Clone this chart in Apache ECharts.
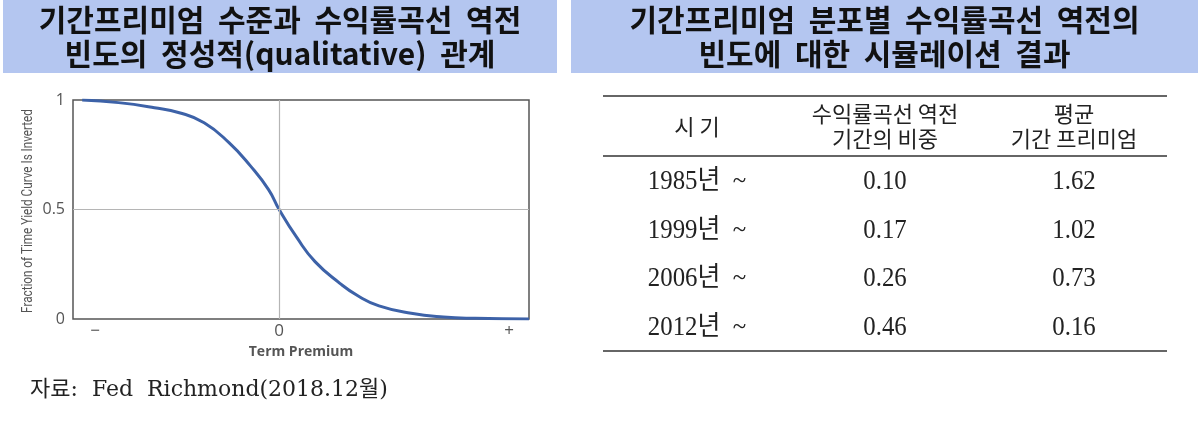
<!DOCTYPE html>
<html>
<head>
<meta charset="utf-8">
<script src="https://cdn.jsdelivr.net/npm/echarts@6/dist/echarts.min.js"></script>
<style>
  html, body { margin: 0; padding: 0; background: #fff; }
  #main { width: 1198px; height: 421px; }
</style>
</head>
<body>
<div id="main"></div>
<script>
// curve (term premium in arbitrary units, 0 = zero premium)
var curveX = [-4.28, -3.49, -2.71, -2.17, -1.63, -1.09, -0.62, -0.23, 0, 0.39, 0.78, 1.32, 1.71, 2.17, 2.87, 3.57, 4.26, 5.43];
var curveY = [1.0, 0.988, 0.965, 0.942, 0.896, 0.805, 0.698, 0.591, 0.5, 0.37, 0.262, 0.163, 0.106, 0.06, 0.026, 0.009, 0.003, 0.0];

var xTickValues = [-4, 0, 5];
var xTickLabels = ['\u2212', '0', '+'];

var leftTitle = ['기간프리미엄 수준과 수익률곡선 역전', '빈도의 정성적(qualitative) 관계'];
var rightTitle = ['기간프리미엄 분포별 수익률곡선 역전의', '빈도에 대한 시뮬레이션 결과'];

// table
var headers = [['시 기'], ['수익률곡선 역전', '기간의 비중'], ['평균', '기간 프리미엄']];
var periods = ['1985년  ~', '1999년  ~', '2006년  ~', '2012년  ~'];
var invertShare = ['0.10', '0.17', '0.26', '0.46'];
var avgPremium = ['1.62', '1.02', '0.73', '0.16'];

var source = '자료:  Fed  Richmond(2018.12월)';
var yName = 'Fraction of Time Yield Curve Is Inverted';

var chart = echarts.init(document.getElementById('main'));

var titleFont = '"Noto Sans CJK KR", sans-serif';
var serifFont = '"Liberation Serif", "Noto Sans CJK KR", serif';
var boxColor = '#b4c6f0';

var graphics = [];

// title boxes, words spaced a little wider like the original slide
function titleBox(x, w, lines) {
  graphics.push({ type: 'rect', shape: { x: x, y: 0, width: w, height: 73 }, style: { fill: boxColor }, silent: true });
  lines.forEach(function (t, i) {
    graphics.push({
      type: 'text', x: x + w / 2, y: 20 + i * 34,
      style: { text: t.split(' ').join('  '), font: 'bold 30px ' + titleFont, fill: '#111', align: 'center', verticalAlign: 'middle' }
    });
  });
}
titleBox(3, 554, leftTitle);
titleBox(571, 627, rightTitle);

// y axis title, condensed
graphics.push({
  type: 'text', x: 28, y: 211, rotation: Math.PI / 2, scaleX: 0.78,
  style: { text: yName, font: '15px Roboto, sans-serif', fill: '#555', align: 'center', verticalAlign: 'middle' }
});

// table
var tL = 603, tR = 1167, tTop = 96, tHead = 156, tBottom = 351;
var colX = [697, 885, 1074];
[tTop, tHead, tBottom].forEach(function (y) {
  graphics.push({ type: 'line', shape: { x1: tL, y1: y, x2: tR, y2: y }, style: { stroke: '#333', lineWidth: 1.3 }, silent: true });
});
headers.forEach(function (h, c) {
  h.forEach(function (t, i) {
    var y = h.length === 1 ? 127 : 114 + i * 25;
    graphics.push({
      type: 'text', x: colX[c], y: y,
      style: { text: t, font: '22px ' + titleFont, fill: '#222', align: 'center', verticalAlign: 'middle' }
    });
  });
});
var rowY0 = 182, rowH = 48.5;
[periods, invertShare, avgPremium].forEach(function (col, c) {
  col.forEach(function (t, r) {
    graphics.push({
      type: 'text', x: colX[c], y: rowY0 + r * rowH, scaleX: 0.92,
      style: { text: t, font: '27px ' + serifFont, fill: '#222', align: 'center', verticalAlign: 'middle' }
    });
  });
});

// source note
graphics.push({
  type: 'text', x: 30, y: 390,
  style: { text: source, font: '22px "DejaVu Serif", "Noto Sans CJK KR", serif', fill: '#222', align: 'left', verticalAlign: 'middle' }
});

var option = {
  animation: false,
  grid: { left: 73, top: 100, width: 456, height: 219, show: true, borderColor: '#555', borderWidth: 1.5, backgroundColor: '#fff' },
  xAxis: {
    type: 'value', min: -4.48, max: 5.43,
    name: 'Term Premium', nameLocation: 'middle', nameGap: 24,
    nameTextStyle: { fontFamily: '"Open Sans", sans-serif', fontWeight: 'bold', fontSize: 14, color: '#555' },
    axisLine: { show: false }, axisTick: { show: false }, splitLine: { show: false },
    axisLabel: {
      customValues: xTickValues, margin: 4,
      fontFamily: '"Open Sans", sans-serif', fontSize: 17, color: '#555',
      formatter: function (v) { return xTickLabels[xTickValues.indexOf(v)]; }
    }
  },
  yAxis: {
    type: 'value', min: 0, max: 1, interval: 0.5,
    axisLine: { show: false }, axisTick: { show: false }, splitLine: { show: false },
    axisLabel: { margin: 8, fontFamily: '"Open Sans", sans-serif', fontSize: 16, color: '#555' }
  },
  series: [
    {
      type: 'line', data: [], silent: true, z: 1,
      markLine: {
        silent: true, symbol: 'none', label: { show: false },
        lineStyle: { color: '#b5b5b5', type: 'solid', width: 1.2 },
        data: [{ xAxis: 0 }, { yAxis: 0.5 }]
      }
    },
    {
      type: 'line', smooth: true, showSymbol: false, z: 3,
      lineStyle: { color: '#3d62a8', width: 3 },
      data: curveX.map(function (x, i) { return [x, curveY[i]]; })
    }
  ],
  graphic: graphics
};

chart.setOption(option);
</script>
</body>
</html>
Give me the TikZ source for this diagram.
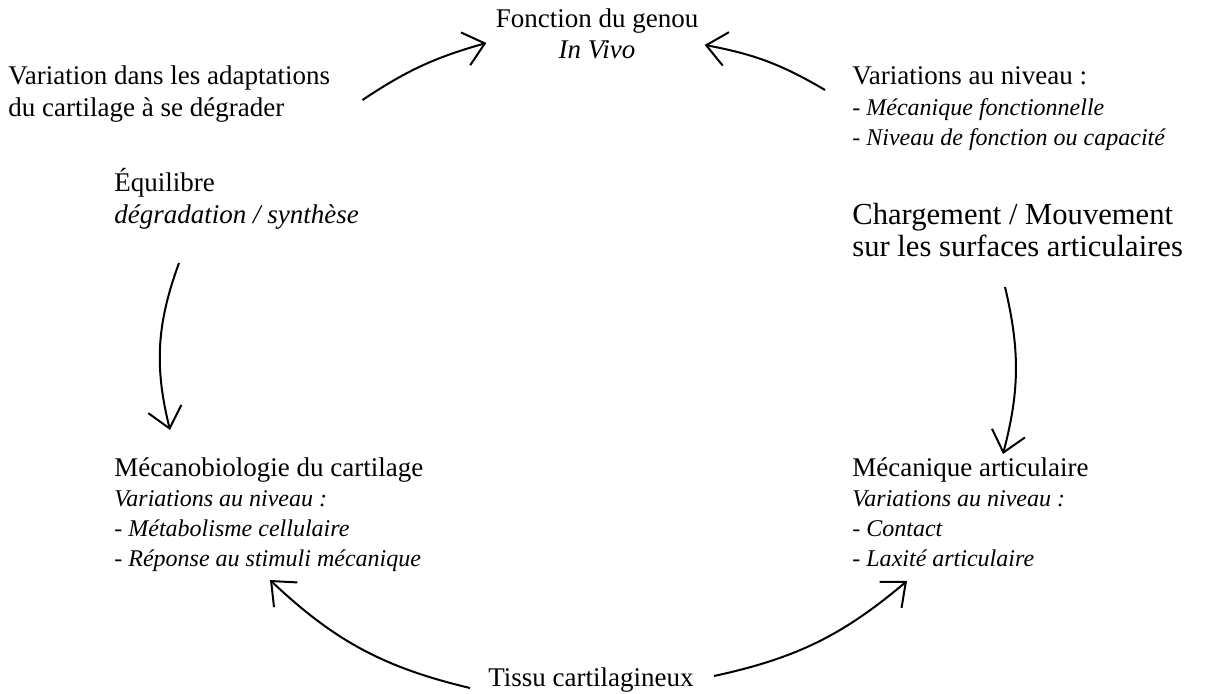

---

— Exercise prompt —
Pictures are not part of the copy; reproduce everything else in the records exactly.

— Task answer —
Clone this chart in Apache ECharts.
<!DOCTYPE html>
<html>
<head>
<meta charset="utf-8">
<script src="https://cdn.jsdelivr.net/npm/echarts@6/dist/echarts.min.js"></script>
<style>
  html, body { margin: 0; padding: 0; background: #fff; }
  #main { width: 1198px; height: 421px; }
</style>
</head>
<body>
<div id="main"></div>
<script>
// curve (term premium in arbitrary units, 0 = zero premium)
var curveX = [-4.28, -3.49, -2.71, -2.17, -1.63, -1.09, -0.62, -0.23, 0, 0.39, 0.78, 1.32, 1.71, 2.17, 2.87, 3.57, 4.26, 5.43];
var curveY = [1.0, 0.988, 0.965, 0.942, 0.896, 0.805, 0.698, 0.591, 0.5, 0.37, 0.262, 0.163, 0.106, 0.06, 0.026, 0.009, 0.003, 0.0];

var xTickValues = [-4, 0, 5];
var xTickLabels = ['\u2212', '0', '+'];

var leftTitle = ['기간프리미엄 수준과 수익률곡선 역전', '빈도의 정성적(qualitative) 관계'];
var rightTitle = ['기간프리미엄 분포별 수익률곡선 역전의', '빈도에 대한 시뮬레이션 결과'];

// table
var headers = [['시 기'], ['수익률곡선 역전', '기간의 비중'], ['평균', '기간 프리미엄']];
var periods = ['1985년  ~', '1999년  ~', '2006년  ~', '2012년  ~'];
var invertShare = ['0.10', '0.17', '0.26', '0.46'];
var avgPremium = ['1.62', '1.02', '0.73', '0.16'];

var source = '자료:  Fed  Richmond(2018.12월)';
var yName = 'Fraction of Time Yield Curve Is Inverted';

var chart = echarts.init(document.getElementById('main'));

var titleFont = '"Noto Sans CJK KR", sans-serif';
var serifFont = '"Liberation Serif", "Noto Sans CJK KR", serif';
var boxColor = '#b4c6f0';

var graphics = [];

// title boxes, words spaced a little wider like the original slide
function titleBox(x, w, lines) {
  graphics.push({ type: 'rect', shape: { x: x, y: 0, width: w, height: 73 }, style: { fill: boxColor }, silent: true });
  lines.forEach(function (t, i) {
    graphics.push({
      type: 'text', x: x + w / 2, y: 20 + i * 34,
      style: { text: t.split(' ').join('  '), font: 'bold 30px ' + titleFont, fill: '#111', align: 'center', verticalAlign: 'middle' }
    });
  });
}
titleBox(3, 554, leftTitle);
titleBox(571, 627, rightTitle);

// y axis title, condensed
graphics.push({
  type: 'text', x: 28, y: 211, rotation: Math.PI / 2, scaleX: 0.78,
  style: { text: yName, font: '15px Roboto, sans-serif', fill: '#555', align: 'center', verticalAlign: 'middle' }
});

// table
var tL = 603, tR = 1167, tTop = 96, tHead = 156, tBottom = 351;
var colX = [697, 885, 1074];
[tTop, tHead, tBottom].forEach(function (y) {
  graphics.push({ type: 'line', shape: { x1: tL, y1: y, x2: tR, y2: y }, style: { stroke: '#333', lineWidth: 1.3 }, silent: true });
});
headers.forEach(function (h, c) {
  h.forEach(function (t, i) {
    var y = h.length === 1 ? 127 : 114 + i * 25;
    graphics.push({
      type: 'text', x: colX[c], y: y,
      style: { text: t, font: '22px ' + titleFont, fill: '#222', align: 'center', verticalAlign: 'middle' }
    });
  });
});
var rowY0 = 182, rowH = 48.5;
[periods, invertShare, avgPremium].forEach(function (col, c) {
  col.forEach(function (t, r) {
    graphics.push({
      type: 'text', x: colX[c], y: rowY0 + r * rowH, scaleX: 0.92,
      style: { text: t, font: '27px ' + serifFont, fill: '#222', align: 'center', verticalAlign: 'middle' }
    });
  });
});

// source note
graphics.push({
  type: 'text', x: 30, y: 390,
  style: { text: source, font: '22px "DejaVu Serif", "Noto Sans CJK KR", serif', fill: '#222', align: 'left', verticalAlign: 'middle' }
});

var option = {
  animation: false,
  grid: { left: 73, top: 100, width: 456, height: 219, show: true, borderColor: '#555', borderWidth: 1.5, backgroundColor: '#fff' },
  xAxis: {
    type: 'value', min: -4.48, max: 5.43,
    name: 'Term Premium', nameLocation: 'middle', nameGap: 24,
    nameTextStyle: { fontFamily: '"Open Sans", sans-serif', fontWeight: 'bold', fontSize: 14, color: '#555' },
    axisLine: { show: false }, axisTick: { show: false }, splitLine: { show: false },
    axisLabel: {
      customValues: xTickValues, margin: 4,
      fontFamily: '"Open Sans", sans-serif', fontSize: 17, color: '#555',
      formatter: function (v) { return xTickLabels[xTickValues.indexOf(v)]; }
    }
  },
  yAxis: {
    type: 'value', min: 0, max: 1, interval: 0.5,
    axisLine: { show: false }, axisTick: { show: false }, splitLine: { show: false },
    axisLabel: { margin: 8, fontFamily: '"Open Sans", sans-serif', fontSize: 16, color: '#555' }
  },
  series: [
    {
      type: 'line', data: [], silent: true, z: 1,
      markLine: {
        silent: true, symbol: 'none', label: { show: false },
        lineStyle: { color: '#b5b5b5', type: 'solid', width: 1.2 },
        data: [{ xAxis: 0 }, { yAxis: 0.5 }]
      }
    },
    {
      type: 'line', smooth: true, showSymbol: false, z: 3,
      lineStyle: { color: '#3d62a8', width: 3 },
      data: curveX.map(function (x, i) { return [x, curveY[i]]; })
    }
  ],
  graphic: graphics
};

chart.setOption(option);
</script>
</body>
</html>
Give me the TikZ source for this diagram.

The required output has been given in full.